Reversed and remanded for further proceedings not inconsistent with this opinion.

. Section 706(f)(1), 42 U.S.C. § 2000e-5(f).

. The EEOC’s amended complaint alleges that Griffin Wheel violated Title VII in
(a) Discriminating against Blacks in hiring, discharges, and other terms, conditions and privileges of employment.
(b) Maintaining a disciplinary system for violations of company policy which discriminates against Blacks on the basis of race. Blacks are given written warnings for violations of company policy whereas Caucasians are given verbal warnings. This system results in the greater frequency of disciplinary actions, including layoff and discharge, against Blacks.
(c) Maintaining locker, shower and restroom facilities segregated on the basis of race.
(d) Failing and refusing to take appropriate affirmative action to eliminate its discriminatory employment practices and policies and to correct the effects of present and past discrimination against Blacks.

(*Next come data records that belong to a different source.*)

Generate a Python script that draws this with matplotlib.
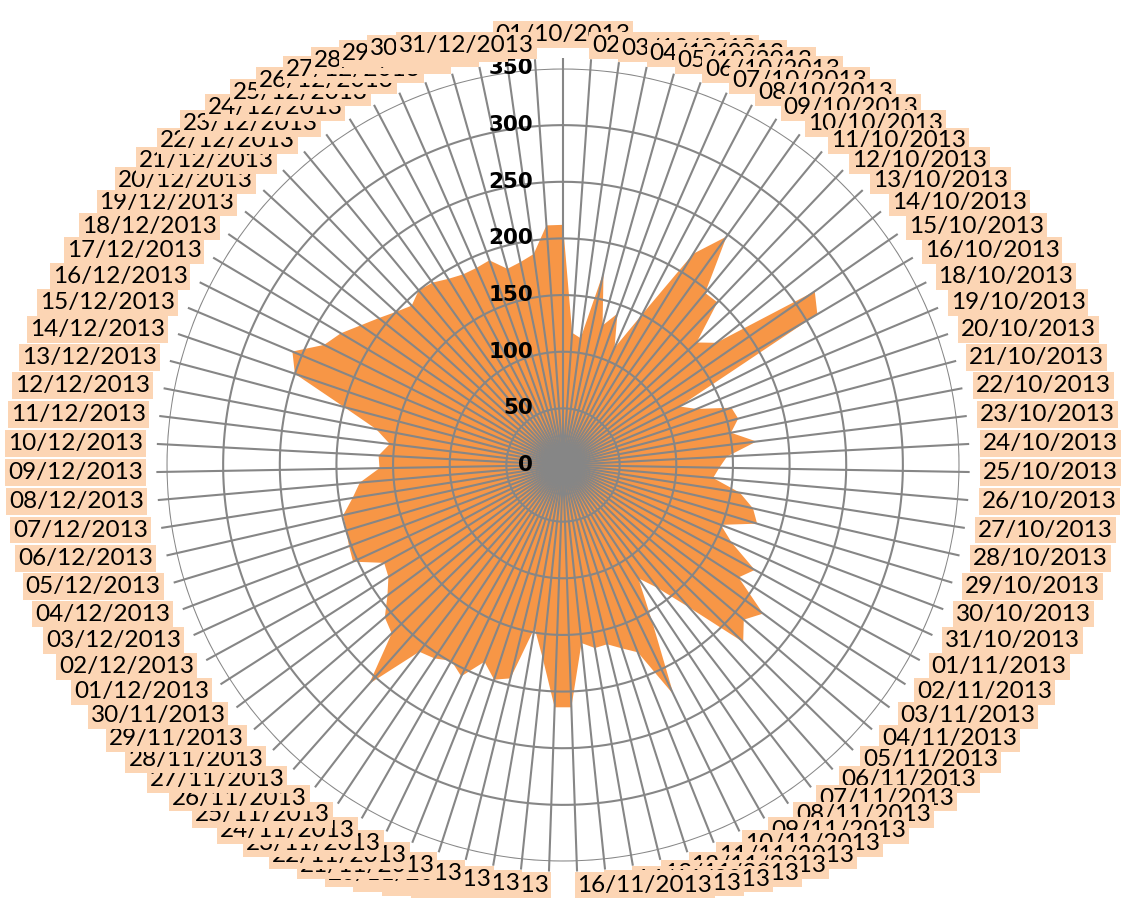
import numpy as np
import pandas as pd
import matplotlib
matplotlib.use('Agg')
import matplotlib.pyplot as plt
from matplotlib.transforms import offset_copy

# catégories : 01/10/2013 -> 31/12/2013, sans le 17/10 (absent du graphique)
days = pd.date_range('2013-10-01', '2013-12-31', freq='D')
days = days[days != pd.Timestamp('2013-10-17')]
categories = [d.strftime('%d/%m/%Y') for d in days]

values_oct = [212, 117, 113, 174, 128, 142, 113, 150, 219, 248, 197, 198, 160, 173, 270, 261,
              115, 128, 157, 160, 151, 172, 145, 138, 133, 158, 172, 179, 149, 164]
values_nov = [193, 184, 220, 210, 223, 168, 137, 120, 159, 225, 178, 170, 163, 164, 158,
              214, 214, 172, 146, 194, 199, 187, 207, 199, 205, 208, 258, 212, 207, 193]
values_dec = [183, 180, 204, 202, 200, 199, 188, 180, 162, 163, 154, 168, 200, 250, 259, 236,
              228, 217, 208, 200, 194, 200, 198, 193, 190, 190, 192, 180, 183, 188, 212]
values = values_oct + values_nov + values_dec

rings = [0, 50, 100, 150, 200, 250, 300, 350]

FILL = '#F79646'
LABEL_BG = '#FCD5B4'
GRID = '#868686'

n = len(categories)
theta = np.arange(n) * 2 * np.pi / n

fig = plt.figure(figsize=(11.25, 9.06), dpi=100)
ax = fig.add_axes([0.148, 0.0491, 0.7049, 0.8753], projection='polar')
ax.set_theta_zero_location('N')
ax.set_theta_direction(-1)
ax.set_ylim(0, 350)
ax.set_axis_off()

# --- surface remplie ---
ax.fill(np.append(theta, theta[0]), np.append(values, values[0]), color=FILL, lw=0, zorder=1)

# --- grille (cercles + rayons) ---
circ = np.linspace(0, 2 * np.pi, 600)
for r in rings[1:]:
    ax.plot(circ, np.full_like(circ, r), color=GRID, lw=1.5, zorder=2)
ax.vlines(theta, 0, 359, colors=GRID, lw=1.5, zorder=2, clip_on=False)

# --- étiquettes de l'axe des valeurs ---
trans = offset_copy(ax.transData, fig=fig, x=-30, y=0, units='dots')
for r in rings:
    ax.text(0, r, str(r), transform=trans, ha='right', va='center',
            fontsize=15.5, fontweight='bold', family='DejaVu Sans', zorder=5)

# --- étiquettes des dates ---
for i, (t, lab) in enumerate(zip(theta, categories)):
    deg = np.degrees(t)
    if i == 0:
        ha, va = 'center', 'bottom'
    elif deg < 180:
        ha, va = 'left', 'center'
    else:
        ha, va = 'right', 'center'
    ax.text(t, 371, lab, ha=ha, va=va, fontsize=17.5, family='Lato',
            bbox=dict(boxstyle='square,pad=0.12', fc=LABEL_BG, ec='none'),
            zorder=10 + i, clip_on=False)

fig.savefig('out.png', dpi=100)
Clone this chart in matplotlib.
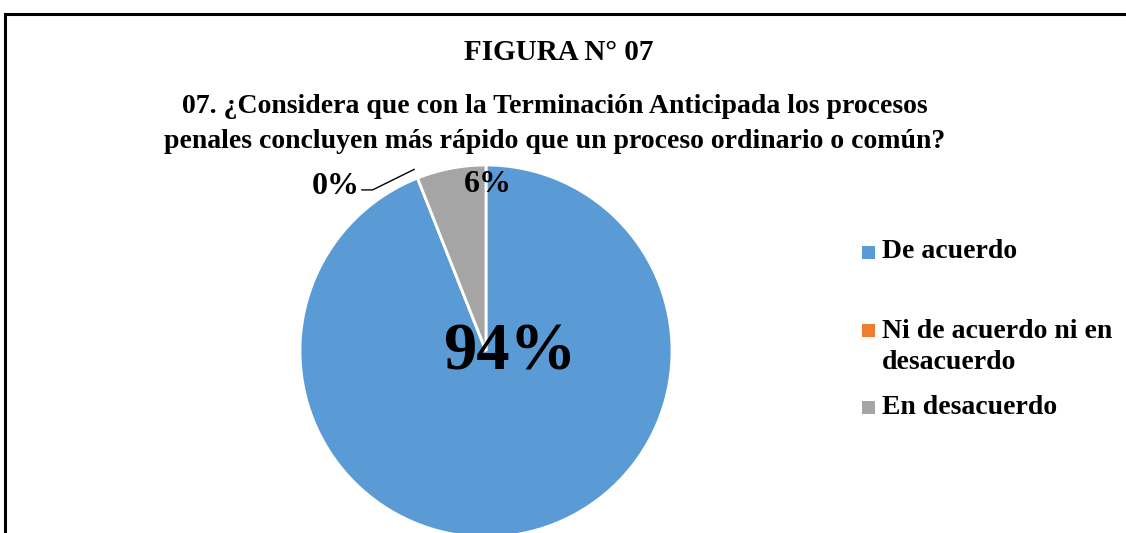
import numpy as np
import matplotlib
matplotlib.use("Agg")
import matplotlib.pyplot as plt
from matplotlib.patches import Rectangle

categories = ["De acuerdo", "Ni de acuerdo ni en\ndesacuerdo", "En desacuerdo"]
percentages = [94, 0, 6]
colors = ["#5B9BD5", "#ED7D31", "#A5A5A5"]

title = "FIGURA N° 07"
subtitle = ("07. ¿Considera que con la Terminación Anticipada los procesos\n"
            "penales concluyen más rápido que un proceso ordinario o común?")

plt.rcParams["font.family"] = ["Liberation Serif", "DejaVu Serif"]
plt.rcParams["font.weight"] = "bold"

W, H = 1126, 533
fig = plt.figure(figsize=(W / 100, H / 100), dpi=100)

# outer frame (right and bottom run off the image)
fig.patches.append(Rectangle((5 / W, -0.1), 1.2, (H - 14) / H + 0.1,
                             transform=fig.transFigure, fill=False,
                             edgecolor="black", linewidth=2.2))

fig.text(559 / W, 1 - 53 / H, title, ha="center", va="center", fontsize=21, fontweight="bold")
fig.text(555 / W, 1 - 124 / H, subtitle, ha="center", va="center", fontsize=20,
         fontweight="bold", linespacing=1.52)

# pie axes: center at (486, 351) px, radius 186 px
cx, cy, r = 486, 351, 186
ax = fig.add_axes([(cx - r) / W, (H - cy - r) / H, 2 * r / W, 2 * r / H])
wedges, _ = ax.pie(percentages, colors=colors, startangle=90, counterclock=False,
                   radius=1, wedgeprops=dict(edgecolor="white", linewidth=2))
ax.set_xlim(-1, 1)
ax.set_ylim(-1, 1)
ax.axis("off")

# data labels
ax.text(0.13, -0.01, f"{percentages[0]}%", ha="center", va="center", fontsize=48, fontweight="bold")
ax.text(0.01, 0.895, f"{percentages[2]}%", ha="center", va="center", fontsize=23, fontweight="bold")
ax.text(-0.81, 0.885, f"{percentages[1]}%", ha="center", va="center", fontsize=23, fontweight="bold")
ang = np.deg2rad(wedges[1].theta1)
ax.plot([-0.667, -0.61, 1.05 * np.cos(ang)], [0.866, 0.866, 1.05 * np.sin(ang)],
        color="black", linewidth=1, clip_on=False)

# legend
leg_y = [252, 330, 407]
text_y = [252, 347, 407]
for name, col, y, ty in zip(categories, colors, leg_y, text_y):
    fig.patches.append(Rectangle((862 / W, 1 - (y + 7) / H), 13 / W, 13 / H,
                                 transform=fig.transFigure, facecolor=col, edgecolor="none"))
    fig.text(882 / W, 1 - ty / H, name, ha="left", va="center",
             fontsize=20, fontweight="bold", linespacing=1.32,
             transform=fig.transFigure)

fig.savefig("out.png", dpi=100)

. See Sanchez v. Standard Brands, Inc., 431 F.2d 455 (5th Cir. 1970).

. “The following must be commenced within one year; . . . Actions for any injury to the person or rights of another, not arising from contract, and not herein specifically enumerated.” Ala.Code tit. 7, § 26.

. As Georgia Power indicates, the doctrine of laches would remain applicable. 474 F.2d at 923.

. While the filing of the charge is a jurisdictional prerequisite to bringing suit under Title VII, it does not fix the date on which the cause of action accrues (unless perchance the charge be filed on the same day on which the injury occurs).